What to work on:
Say how many lines hold the string "this"; please write nothing but the number.

::: Data supplied :::

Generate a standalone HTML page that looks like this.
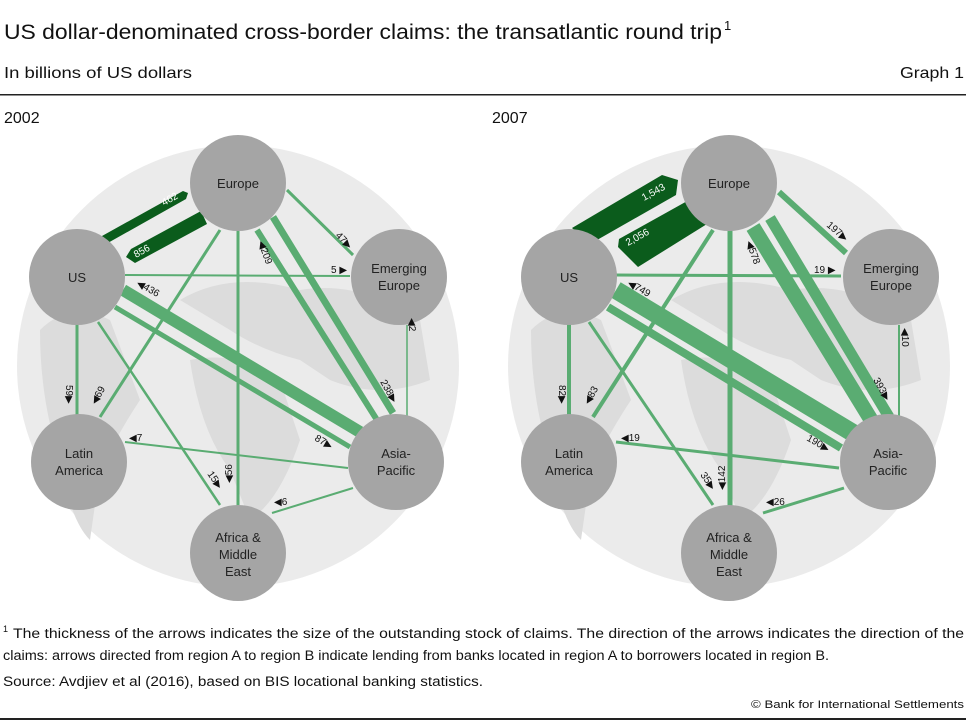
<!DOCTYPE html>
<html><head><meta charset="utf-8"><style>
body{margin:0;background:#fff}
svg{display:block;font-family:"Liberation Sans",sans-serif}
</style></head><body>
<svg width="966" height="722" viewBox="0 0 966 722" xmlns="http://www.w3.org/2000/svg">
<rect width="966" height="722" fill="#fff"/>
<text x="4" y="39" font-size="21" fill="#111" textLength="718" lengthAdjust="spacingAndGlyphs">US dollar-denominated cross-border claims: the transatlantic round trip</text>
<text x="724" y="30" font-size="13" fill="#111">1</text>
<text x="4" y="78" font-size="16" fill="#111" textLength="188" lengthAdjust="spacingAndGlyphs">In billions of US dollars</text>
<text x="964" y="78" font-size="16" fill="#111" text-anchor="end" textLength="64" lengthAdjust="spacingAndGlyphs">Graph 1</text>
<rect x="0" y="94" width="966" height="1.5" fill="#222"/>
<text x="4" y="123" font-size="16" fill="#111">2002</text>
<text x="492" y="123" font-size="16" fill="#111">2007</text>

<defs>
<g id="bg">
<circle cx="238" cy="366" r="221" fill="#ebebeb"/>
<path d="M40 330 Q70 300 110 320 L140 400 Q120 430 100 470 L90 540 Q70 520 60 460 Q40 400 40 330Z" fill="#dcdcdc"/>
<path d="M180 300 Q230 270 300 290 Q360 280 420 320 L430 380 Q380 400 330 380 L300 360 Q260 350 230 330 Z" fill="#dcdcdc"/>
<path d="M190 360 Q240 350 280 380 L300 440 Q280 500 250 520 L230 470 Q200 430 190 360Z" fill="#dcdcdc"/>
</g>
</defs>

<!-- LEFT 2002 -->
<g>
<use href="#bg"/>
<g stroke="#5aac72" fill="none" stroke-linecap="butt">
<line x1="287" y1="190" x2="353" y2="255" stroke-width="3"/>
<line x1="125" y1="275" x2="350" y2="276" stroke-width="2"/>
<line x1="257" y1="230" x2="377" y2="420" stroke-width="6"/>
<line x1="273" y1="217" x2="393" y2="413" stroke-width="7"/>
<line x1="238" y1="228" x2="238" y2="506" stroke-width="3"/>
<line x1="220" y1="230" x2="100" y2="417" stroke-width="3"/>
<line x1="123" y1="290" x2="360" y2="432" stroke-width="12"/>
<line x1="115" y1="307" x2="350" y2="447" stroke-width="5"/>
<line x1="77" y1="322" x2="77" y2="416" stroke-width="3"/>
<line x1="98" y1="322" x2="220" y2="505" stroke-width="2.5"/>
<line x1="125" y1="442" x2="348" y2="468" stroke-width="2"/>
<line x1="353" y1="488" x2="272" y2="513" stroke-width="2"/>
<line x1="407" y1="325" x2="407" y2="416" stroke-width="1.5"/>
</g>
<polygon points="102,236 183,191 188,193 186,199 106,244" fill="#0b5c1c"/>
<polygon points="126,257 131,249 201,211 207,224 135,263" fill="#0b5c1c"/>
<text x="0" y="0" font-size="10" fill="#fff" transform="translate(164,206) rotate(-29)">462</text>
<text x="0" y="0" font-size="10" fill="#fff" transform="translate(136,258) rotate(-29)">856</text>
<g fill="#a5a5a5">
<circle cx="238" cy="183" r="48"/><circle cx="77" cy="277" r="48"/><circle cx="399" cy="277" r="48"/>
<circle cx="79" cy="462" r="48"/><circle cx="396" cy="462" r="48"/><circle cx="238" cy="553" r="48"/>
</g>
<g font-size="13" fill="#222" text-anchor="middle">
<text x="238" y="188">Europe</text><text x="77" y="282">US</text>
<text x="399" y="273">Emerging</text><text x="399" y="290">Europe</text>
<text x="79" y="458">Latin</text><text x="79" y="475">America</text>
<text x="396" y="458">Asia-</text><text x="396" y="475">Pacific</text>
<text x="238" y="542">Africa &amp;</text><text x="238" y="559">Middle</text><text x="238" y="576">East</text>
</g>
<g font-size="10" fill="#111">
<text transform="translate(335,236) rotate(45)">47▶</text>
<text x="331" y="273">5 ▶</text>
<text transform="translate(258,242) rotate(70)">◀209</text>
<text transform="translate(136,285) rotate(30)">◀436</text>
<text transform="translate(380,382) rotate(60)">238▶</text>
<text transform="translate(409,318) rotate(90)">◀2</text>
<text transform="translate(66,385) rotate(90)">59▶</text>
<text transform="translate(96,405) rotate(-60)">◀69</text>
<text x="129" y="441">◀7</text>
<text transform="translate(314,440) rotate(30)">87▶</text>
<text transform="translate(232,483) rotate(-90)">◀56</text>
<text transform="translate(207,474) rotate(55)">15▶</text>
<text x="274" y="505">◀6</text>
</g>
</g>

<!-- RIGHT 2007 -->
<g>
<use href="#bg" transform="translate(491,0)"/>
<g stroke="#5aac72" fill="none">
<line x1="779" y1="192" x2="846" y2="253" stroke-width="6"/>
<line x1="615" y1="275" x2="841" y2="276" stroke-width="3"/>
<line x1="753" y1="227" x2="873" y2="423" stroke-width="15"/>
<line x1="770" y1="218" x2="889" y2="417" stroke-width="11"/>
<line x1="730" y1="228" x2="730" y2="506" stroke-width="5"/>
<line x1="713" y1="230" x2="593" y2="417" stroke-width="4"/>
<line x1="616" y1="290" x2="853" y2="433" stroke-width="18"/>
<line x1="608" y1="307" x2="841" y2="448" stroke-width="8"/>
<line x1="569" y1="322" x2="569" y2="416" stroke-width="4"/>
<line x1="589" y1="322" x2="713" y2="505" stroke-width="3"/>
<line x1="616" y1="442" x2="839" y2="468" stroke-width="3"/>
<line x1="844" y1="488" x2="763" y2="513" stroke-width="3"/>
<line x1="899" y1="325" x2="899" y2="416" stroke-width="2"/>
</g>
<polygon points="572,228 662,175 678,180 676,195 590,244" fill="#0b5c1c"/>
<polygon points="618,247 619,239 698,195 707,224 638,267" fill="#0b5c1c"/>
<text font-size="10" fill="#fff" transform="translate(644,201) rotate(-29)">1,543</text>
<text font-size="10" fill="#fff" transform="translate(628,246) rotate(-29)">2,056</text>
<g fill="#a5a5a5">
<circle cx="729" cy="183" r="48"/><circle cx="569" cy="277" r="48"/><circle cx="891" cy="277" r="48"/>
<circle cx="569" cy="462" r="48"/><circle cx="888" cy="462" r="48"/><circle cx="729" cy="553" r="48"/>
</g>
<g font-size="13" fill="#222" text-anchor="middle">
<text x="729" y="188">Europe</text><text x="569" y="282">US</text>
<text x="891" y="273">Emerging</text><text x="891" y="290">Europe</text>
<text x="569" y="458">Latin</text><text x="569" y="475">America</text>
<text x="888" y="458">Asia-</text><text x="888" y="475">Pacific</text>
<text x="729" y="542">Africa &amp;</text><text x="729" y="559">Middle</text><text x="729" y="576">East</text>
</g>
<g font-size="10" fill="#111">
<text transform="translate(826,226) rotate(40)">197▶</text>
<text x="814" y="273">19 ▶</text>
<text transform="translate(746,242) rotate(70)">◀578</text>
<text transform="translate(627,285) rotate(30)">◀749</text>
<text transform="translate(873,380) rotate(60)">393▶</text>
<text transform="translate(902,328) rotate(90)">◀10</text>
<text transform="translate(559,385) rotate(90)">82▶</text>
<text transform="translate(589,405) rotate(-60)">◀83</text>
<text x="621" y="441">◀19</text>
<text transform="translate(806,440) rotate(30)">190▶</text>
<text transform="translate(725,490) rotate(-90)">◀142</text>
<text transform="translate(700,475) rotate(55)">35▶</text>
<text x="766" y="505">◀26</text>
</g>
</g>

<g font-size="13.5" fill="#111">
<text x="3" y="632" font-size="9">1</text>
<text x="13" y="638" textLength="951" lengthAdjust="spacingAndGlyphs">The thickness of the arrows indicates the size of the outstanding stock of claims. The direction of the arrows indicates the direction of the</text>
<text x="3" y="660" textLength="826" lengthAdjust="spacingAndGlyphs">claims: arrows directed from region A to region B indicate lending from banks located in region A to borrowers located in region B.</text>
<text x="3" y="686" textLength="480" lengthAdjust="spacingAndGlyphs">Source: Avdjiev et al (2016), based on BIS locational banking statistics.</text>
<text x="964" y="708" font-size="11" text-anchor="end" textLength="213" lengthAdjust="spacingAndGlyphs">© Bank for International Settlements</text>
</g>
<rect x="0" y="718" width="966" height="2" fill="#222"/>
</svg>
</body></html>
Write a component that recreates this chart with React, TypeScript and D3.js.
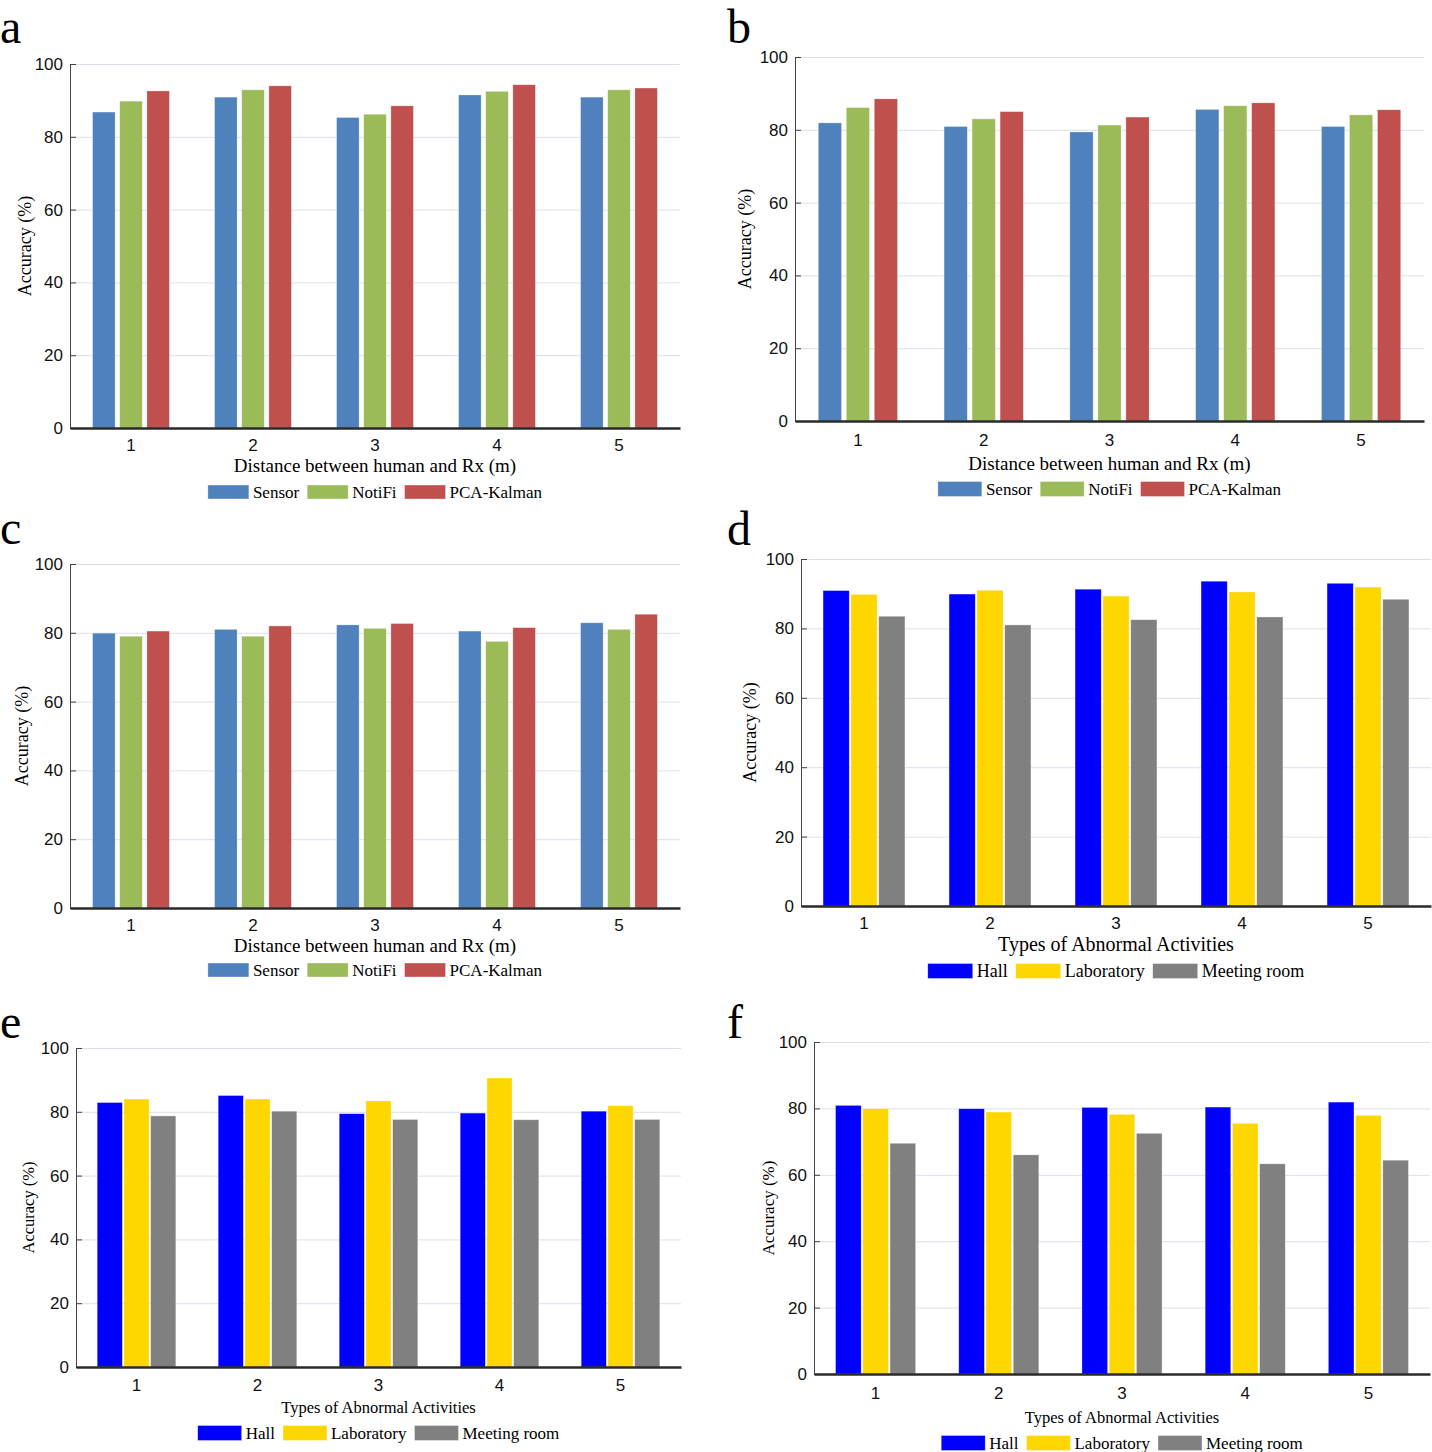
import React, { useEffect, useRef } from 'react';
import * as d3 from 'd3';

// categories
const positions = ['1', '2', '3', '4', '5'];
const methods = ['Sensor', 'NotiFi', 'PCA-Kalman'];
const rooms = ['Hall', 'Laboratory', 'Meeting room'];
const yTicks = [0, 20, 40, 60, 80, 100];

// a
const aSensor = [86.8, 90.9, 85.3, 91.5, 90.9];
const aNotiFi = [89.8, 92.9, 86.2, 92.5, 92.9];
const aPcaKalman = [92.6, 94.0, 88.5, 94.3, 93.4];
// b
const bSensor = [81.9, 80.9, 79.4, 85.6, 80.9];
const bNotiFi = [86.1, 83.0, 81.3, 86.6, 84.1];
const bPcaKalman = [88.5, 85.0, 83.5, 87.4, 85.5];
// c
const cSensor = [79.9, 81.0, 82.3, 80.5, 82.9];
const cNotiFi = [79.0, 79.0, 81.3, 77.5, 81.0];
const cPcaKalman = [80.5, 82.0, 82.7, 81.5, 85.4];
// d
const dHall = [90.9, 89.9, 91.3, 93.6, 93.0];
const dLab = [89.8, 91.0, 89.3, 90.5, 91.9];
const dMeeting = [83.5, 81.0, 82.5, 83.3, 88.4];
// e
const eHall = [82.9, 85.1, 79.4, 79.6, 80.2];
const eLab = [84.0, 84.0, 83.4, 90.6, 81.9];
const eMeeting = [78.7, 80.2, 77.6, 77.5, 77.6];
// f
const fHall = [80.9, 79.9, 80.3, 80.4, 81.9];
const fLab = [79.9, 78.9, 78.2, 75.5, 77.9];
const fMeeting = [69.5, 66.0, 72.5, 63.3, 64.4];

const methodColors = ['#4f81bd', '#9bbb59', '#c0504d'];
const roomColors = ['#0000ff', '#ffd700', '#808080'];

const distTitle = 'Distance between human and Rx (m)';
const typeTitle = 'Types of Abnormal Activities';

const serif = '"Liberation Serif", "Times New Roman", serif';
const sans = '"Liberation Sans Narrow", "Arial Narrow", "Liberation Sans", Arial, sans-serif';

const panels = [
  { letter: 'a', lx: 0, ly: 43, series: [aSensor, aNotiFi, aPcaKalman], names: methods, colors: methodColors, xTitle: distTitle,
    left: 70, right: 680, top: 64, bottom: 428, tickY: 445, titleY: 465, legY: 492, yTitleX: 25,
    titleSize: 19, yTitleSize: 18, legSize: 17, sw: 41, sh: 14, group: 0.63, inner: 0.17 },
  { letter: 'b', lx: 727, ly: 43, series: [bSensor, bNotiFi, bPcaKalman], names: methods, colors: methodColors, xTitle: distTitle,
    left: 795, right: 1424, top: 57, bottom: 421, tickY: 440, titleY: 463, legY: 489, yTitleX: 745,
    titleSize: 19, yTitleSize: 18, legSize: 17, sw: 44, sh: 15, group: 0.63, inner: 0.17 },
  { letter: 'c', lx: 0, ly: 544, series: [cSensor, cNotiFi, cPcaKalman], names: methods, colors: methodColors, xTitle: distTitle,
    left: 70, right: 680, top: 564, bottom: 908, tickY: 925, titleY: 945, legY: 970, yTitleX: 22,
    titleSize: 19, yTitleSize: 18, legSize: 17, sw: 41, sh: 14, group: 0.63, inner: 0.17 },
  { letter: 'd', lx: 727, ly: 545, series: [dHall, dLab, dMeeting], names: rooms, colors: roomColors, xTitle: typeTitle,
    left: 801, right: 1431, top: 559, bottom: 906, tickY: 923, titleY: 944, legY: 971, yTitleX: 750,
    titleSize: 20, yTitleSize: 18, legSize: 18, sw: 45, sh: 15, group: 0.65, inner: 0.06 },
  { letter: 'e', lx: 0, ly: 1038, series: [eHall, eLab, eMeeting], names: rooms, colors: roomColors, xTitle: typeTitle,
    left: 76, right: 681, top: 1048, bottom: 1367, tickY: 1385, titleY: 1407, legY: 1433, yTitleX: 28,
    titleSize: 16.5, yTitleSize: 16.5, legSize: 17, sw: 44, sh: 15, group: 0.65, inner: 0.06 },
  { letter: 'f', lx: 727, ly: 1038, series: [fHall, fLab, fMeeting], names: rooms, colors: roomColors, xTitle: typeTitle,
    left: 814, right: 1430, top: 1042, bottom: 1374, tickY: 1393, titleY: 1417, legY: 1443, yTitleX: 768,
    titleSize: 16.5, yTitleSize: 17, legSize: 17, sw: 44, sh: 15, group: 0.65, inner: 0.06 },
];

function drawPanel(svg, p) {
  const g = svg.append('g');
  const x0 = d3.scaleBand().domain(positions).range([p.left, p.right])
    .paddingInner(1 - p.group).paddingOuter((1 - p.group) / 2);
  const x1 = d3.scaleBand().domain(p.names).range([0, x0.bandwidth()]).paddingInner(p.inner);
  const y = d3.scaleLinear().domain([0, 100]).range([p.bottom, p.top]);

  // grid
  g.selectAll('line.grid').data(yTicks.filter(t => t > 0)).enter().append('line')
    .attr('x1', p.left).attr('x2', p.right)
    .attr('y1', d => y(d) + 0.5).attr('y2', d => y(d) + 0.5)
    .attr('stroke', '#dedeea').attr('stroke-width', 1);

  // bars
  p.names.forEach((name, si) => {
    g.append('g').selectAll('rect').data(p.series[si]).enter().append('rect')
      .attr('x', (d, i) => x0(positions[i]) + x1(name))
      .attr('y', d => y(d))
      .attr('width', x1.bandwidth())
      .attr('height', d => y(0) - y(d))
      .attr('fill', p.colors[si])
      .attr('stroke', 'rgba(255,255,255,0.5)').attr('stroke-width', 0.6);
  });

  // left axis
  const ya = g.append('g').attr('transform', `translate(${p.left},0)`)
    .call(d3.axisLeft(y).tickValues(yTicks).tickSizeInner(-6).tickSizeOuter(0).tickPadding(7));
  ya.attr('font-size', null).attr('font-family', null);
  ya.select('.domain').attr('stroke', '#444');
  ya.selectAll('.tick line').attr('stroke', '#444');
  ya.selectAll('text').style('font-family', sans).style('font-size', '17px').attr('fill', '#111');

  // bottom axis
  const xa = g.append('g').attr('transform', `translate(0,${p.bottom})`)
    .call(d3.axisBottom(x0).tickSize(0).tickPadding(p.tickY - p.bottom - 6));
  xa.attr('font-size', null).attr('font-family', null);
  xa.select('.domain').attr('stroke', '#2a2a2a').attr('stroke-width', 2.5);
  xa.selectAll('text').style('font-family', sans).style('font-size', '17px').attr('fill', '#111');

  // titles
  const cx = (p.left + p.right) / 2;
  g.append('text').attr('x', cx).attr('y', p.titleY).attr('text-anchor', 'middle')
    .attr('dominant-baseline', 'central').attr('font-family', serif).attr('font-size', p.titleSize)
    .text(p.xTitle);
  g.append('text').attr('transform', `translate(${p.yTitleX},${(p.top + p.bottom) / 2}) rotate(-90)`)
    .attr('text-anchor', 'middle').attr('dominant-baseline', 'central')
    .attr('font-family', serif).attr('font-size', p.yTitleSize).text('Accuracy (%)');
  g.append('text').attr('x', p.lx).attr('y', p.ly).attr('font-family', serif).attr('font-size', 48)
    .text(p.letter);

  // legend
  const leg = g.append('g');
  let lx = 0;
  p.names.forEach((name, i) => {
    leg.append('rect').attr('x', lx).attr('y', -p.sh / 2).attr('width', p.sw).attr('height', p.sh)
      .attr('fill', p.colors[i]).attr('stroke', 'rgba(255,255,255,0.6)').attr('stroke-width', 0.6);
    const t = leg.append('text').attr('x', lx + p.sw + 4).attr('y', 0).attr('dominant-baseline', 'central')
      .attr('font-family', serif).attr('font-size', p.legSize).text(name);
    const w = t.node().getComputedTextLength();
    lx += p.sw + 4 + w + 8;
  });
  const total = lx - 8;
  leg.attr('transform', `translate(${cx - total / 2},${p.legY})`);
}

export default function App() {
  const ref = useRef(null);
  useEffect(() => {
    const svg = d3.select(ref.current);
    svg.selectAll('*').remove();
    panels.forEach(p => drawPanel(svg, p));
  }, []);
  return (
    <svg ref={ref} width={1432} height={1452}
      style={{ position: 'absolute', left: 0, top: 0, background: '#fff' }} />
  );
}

:::

Answer in full:
2